REPUBLIKA.CO.ID,MUNTOK--Dinas Pendidikan, Pemuda dan Olahraga (Disdikpora) Kabupaten Bangka Barat, mengungkapkan Ujian Nasional (UN) sebagai penentu kelulusan dinilai menjadi salah satu pemicu tindak kecurangan para guru di daerah untuk meluluskan siswa dengan nilai pelajaran kurang.
"UN sebagai penentu kelulusan kami nilai kurang adil, karena nasib siswa yang sudah belajar sekian tahun hanya ditentukan dalam tiga hari pelaksanaan ujian tersebut," ujar Kepala Bidang Pendidikan Dasar dan Menengah Disdikpora Kabupaten Bangka Barat, Amrullah Sidik di Muntok, Selasa.
Ia menjelaskan, nilai UN sebagai salah satu penentu kelulusan dengan persentase pembagian lebih besar, menjadi beban tersendiri bagi para guru dan pihak sekolah bekerjasama untuk mengatrol nilai siswa dengan memberi nilai rata-rata harian tinggi.

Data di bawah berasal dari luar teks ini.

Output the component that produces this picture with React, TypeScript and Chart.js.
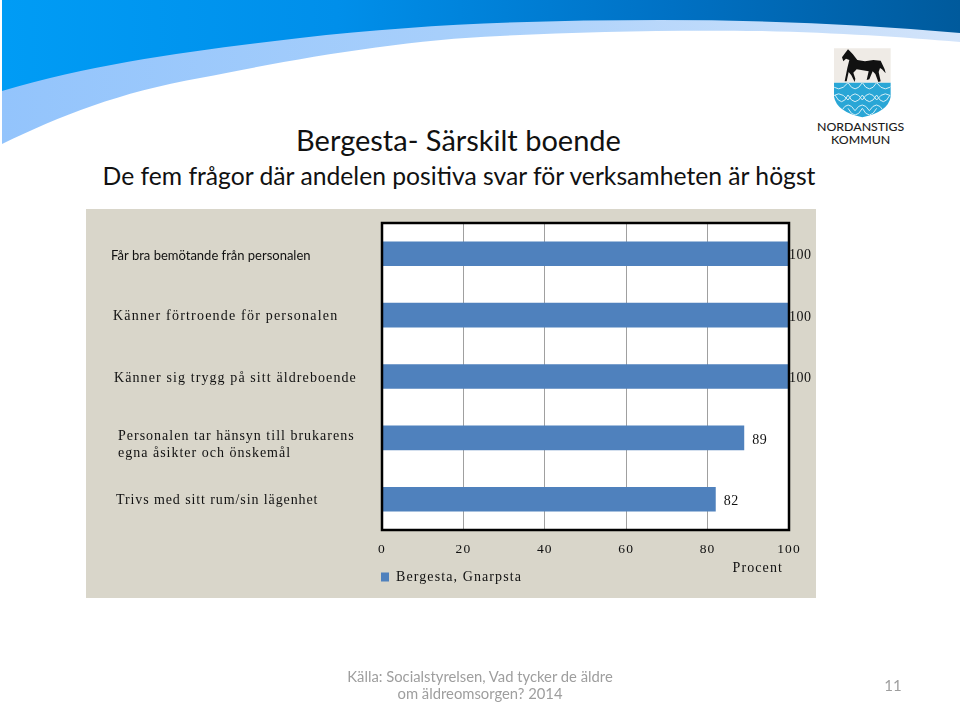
import React, { useEffect, useRef } from "react";
import { Chart, registerables } from "chart.js";

Chart.register(...registerables);

const categories: (string | string[])[] = [
  "Får bra bemötande från personalen",
  "Känner förtroende för personalen",
  "Känner sig trygg på sitt äldreboende",
  ["Personalen tar hänsyn till brukarens", "egna åsikter och önskemål"],
  "Trivs med sitt rum/sin lägenhet",
];
const seriesName = "Bergesta, Gnarpsta";
const seriesValues = [100, 100, 100, 89, 82];
const axisTitle = "Procent";
const SERIF = '"Liberation Serif"';

const labelLeft = [111, 113, 114, 118, 116];
const labelShift = [2, 1, 2, 7, 1];
const labelSpacing = ["0px", "1.2px", "1.1px", "1px", "0.9px"];

const overlay = {
  id: "overlay",
  beforeDraw(chart: any) {
    chart.ctx.letterSpacing = "1.1px";
    const leg = chart.legend;
    if (leg) { leg.left = 377; leg.right = 640; leg.top = 566; leg.bottom = 590; }
  },
  afterDraw(chart: any) {
    const { ctx, chartArea: a, scales } = chart;
    ctx.save();
    ctx.strokeStyle = "#000";
    ctx.lineWidth = 2.5;
    ctx.strokeRect(a.left, a.top, a.right - a.left, a.bottom - a.top);

    // category labels
    ctx.fillStyle = "#111";
    ctx.textBaseline = "middle";
    ctx.textAlign = "left";
    categories.forEach((c, i) => {
      const y = scales.y.getPixelForValue(i);
      const lines = Array.isArray(c) ? c : [c];
      lines.forEach((line, j) => {
        const yy = y + (j - (lines.length - 1) / 2) * 16.5 + labelShift[i];
        ctx.letterSpacing = labelSpacing[i];
        ctx.font = i === 0 ? '13px "Lato"' : `14px ${SERIF}`;
        ctx.fillText(line, labelLeft[i], yy);
      });
    });

    // data labels
    ctx.letterSpacing = "0.5px";
    ctx.font = `14px ${SERIF}`;
    const meta = chart.getDatasetMeta(0);
    meta.data.forEach((bar: any, i: number) => {
      const v = seriesValues[i];
      ctx.textAlign = "left";
      ctx.fillText(String(v), bar.x + (v === 100 ? 0 : 8), bar.y + 2);
    });

    // axis title
    ctx.letterSpacing = "1.1px";
    ctx.textAlign = "right";
    ctx.fillText(axisTitle, 783, 568);
    ctx.restore();
  },
};

function Logo() {
  return (
    <svg
      style={{ position: "absolute", left: 810, top: 40 }}
      width={100}
      height={115}
      viewBox="0 0 300 345"
    >
      <defs>
        <clipPath id="water">
          <path d="M72 128H242V170Q235 215 157 232Q80 215 72 170Z" />
        </clipPath>
      </defs>
      <path d="M72 25H242V128H72Z" fill="#EFEBE6" />
      <path d="M72 128H242V170Q235 215 157 232Q80 215 72 170Z" fill="#29A6D6" />
      <g fill="none" stroke="#D5EEF6" strokeWidth="3" clipPath="url(#water)">
        <path d="M60 128Q85 165 114 128Q135 165 157 128Q178 165 200 128Q225 165 254 128" />
        <path d="M60 180Q85 143 114 180Q135 143 157 180Q178 143 200 180Q225 143 254 180" />
        <path d="M75 165Q95 205 114 165Q135 205 157 165Q178 205 200 165Q220 205 240 165" />
        <path d="M95 212Q114 178 135 212Q157 178 178 212Q200 178 220 212" />
        <path d="M114 205Q135 245 157 205Q178 245 200 205" />
      </g>
      <path
        d="M96 52L106 38L114 28L120 34L128 42L142 60L165 64L190 60L212 62L224 88L227 100L216 88L210 84L206 96L212 124L205 126L196 102L188 94L178 118L170 120L176 94L140 88L130 98L136 116L134 126L124 106L116 96L110 124L104 124L112 84L118 60L108 56L100 64Z"
        fill="#111"
      />
      <text x="152" y="273" textAnchor="middle" fontFamily="Lato" fontWeight="500" fontSize="37" fill="#1b1b1b">NORDANSTIGS</text>
      <text x="152" y="312" textAnchor="middle" fontFamily="Lato" fontWeight="500" fontSize="37" fill="#1b1b1b">KOMMUN</text>
    </svg>
  );
}

export default function App() {
  const ref = useRef<HTMLCanvasElement>(null);

  useEffect(() => {
    const chart = new Chart(ref.current!, {
      type: "bar",
      plugins: [overlay],
      data: {
        labels: categories as any,
        datasets: [
          {
            label: seriesName,
            data: seriesValues,
            backgroundColor: "#4F81BD",
            categoryPercentage: 1,
            barPercentage: 0.4,
          },
        ],
      },
      options: {
        indexAxis: "y",
        responsive: false,
        animation: false,
        layout: { padding: { left: 0, top: 223, right: 171, bottom: 107 } },
        plugins: {
          tooltip: { enabled: false },
          legend: {
            position: "bottom",
            align: "start",
            labels: {
              boxWidth: 8,
              boxHeight: 9,
              padding: 4,
              color: "#111",
              font: { family: SERIF, size: 14 },
            },
          },
        },
        scales: {
          x: {
            min: 0,
            max: 100,
            ticks: {
              stepSize: 20,
              maxRotation: 0,
              padding: 11,
              color: "#111",
              font: { family: SERIF, size: 13.5 },
            },
            grid: { color: "#A0A0A0", drawTicks: false, lineWidth: 1 },
            border: { display: false },
            afterFit(s: any) { s.height = 40; },
          },
          y: {
            ticks: { display: false },
            grid: { display: false },
            border: { display: false },
            afterFit(s: any) { s.width = 382; },
          },
        },
      } as any,
    });
    return () => chart.destroy();
  }, []);

  return (
    <div style={{ position: "relative", width: 960, height: 705, overflow: "hidden", background: "#fff" }}>
      <style>{"html,body{margin:0;padding:0;background:#fff}"}</style>
      <svg style={{ position: "absolute", left: 0, top: 0 }} width={960} height={150}>
        <defs>
          <linearGradient id="dark" x1="0" x2="1" y1="0" y2="0">
            <stop offset="0" stopColor="#009CF5" />
            <stop offset="0.35" stopColor="#008FEA" />
            <stop offset="0.7" stopColor="#0071C4" />
            <stop offset="1" stopColor="#005A9C" />
          </linearGradient>
          <linearGradient id="light" x1="0" x2="1" y1="0" y2="0">
            <stop offset="0" stopColor="#93C4FC" />
            <stop offset="0.5" stopColor="#A9D0FB" />
            <stop offset="1" stopColor="#D3E4FA" />
          </linearGradient>
        </defs>
        <path
          d="M2 144C60 116 120 92 200 78C290 60 400 40 500 36C580 32 660 30 760 31C840 33 900 37 960 42V20H2Z"
          fill="url(#light)"
        />
        <path
          d="M2 91C100 62 200 50 300 38C420 24 540 20 660 20C760 20 860 24 960 33V0H2Z"
          fill="url(#dark)"
        />
      </svg>
      <Logo />
      <div style={{ position: "absolute", left: 0, width: 917, top: 122, textAlign: "center", fontFamily: "Lato", fontSize: 29, lineHeight: "36px", color: "#111" }}>
        Bergesta- Särskilt boende
      </div>
      <div style={{ position: "absolute", left: 0, width: 918, top: 160, textAlign: "center", fontFamily: "Lato", fontSize: 24.7, lineHeight: "32px", color: "#111" }}>
        De fem frågor där andelen positiva svar för verksamheten är högst
      </div>
      <div style={{ position: "absolute", left: 86, top: 209, width: 730, height: 389, background: "#D9D6CA" }} />
      <div style={{ position: "absolute", left: 382, top: 223, width: 407, height: 307, background: "#fff" }} />
      <canvas ref={ref} width={960} height={705} style={{ position: "absolute", left: 0, top: 0, display: "block" }} />
      <div style={{ position: "absolute", left: 280, width: 400, top: 668, textAlign: "center", fontFamily: "Lato", fontSize: 14.8, lineHeight: "17px", color: "#9E9E9E" }}>
        Källa: Socialstyrelsen, Vad tycker de äldre<br />om äldreomsorgen? 2014
      </div>
      <div style={{ position: "absolute", left: 867, width: 52, top: 676, textAlign: "center", fontFamily: "Lato", fontSize: 15, lineHeight: "18px", color: "#9E9E9E" }}>
        11
      </div>
    </div>
  );
}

Mengatrol nilai ini, kata dia, diharapkan agar saat dijumlahkan dengan nilai hasil UN dan dibagi dengan rumus pembagi, hasil akhirnya tetap bisa mencapai di atas batas minimal kelulusan.
"Pola di lapangan seperti itu, apalagi guru-guru di sekolah di daerah dengan kondisi muridnya kurang begitu menguasai materi pelajaran, mungkin guru tidak hanya sebatas itu dalam mengatrol nilai siswanya agar dapat lulus, bisa saja mereka berbuat curang dengan cara lain," katanya.
Ia mengatakan, kalau di kota besar seperti di Pulau Jawa, kemungkinan praktik katrol nilai sudah jarang ditemukan karena kontrol sosial dan kontrol dari dinas terkait tinggi, namun untuk sekolah di daerah, praktik seperti itu sudah menyebar.
Untuk itu, katanya, ada baiknya Pemerintah memberikan jalan keluar terbaik untuk meningkatkan mutu dunia pendidikan nasional dengan berdasarkan nilai-nilai kejujuran.
"Kalau para pendidiknya jujur, kami yakin mentalitas dunia pendidikan akan membaik dan tentunya akan berdampak pada kualitas pendidikan nasional," kata dia.
Dalam upaya mencapai target itu, kata dia, UN masih bisa diterapkan, namun hanya diberlakukan di beberapa sekolah sebagai indikator penilaian standar mutu pendidikan nasional, bukan sebagai penentu kelulusan siswa.
"Sedangkan untuk menentukan kelulusan siswa dapat dengan penilaian penguasaan materi pelajaran tiap siswa, kalau belum mengerti dan memahami apa yang diajarkan ya tidak lulus, seperti yang diterapkan di taman pendidikan Al quran, kalau tidak lulus iqro tidak bisa meneruskan ke Alquran, " ujarnya.
Ia menjelaskan, standar pemahaman mata pelajaran ini bisa diterapkan sama di seluruh Indonesia, jadi bisa saja si siswa lulus atau naik kelas lebih cepat, namun juga tidak menutup kemungkinan siswa akan mengulangi beberapa tahun di kelas yang sama karena belum paham apa yang diajarkan.
Dengan pola seperti ini, menurut dia, akan memungkinkan mengubah pola pikir guru agar tidak terbebani mengejar nilai tinggi dan mencapainya dengan segala macam cara, namun fokus pada cara menyampaikan mata pelajaran agar lebih mudah dipahami siswa. "Kami yakin dengan perubahan pola itu bisa lebih membuat dunia pendidikan jadi lebih jujur," katanya.
Dengan demikian guru dituntut untuk memberikan pemahaman pelajaran kepada siswa secara lebih jelas sampai siswa benar-benar mengerti apa yang diajarkan, sehingga tidak dibatasi target waktu tetapi target pencapaian tingkat pemahaman siswa.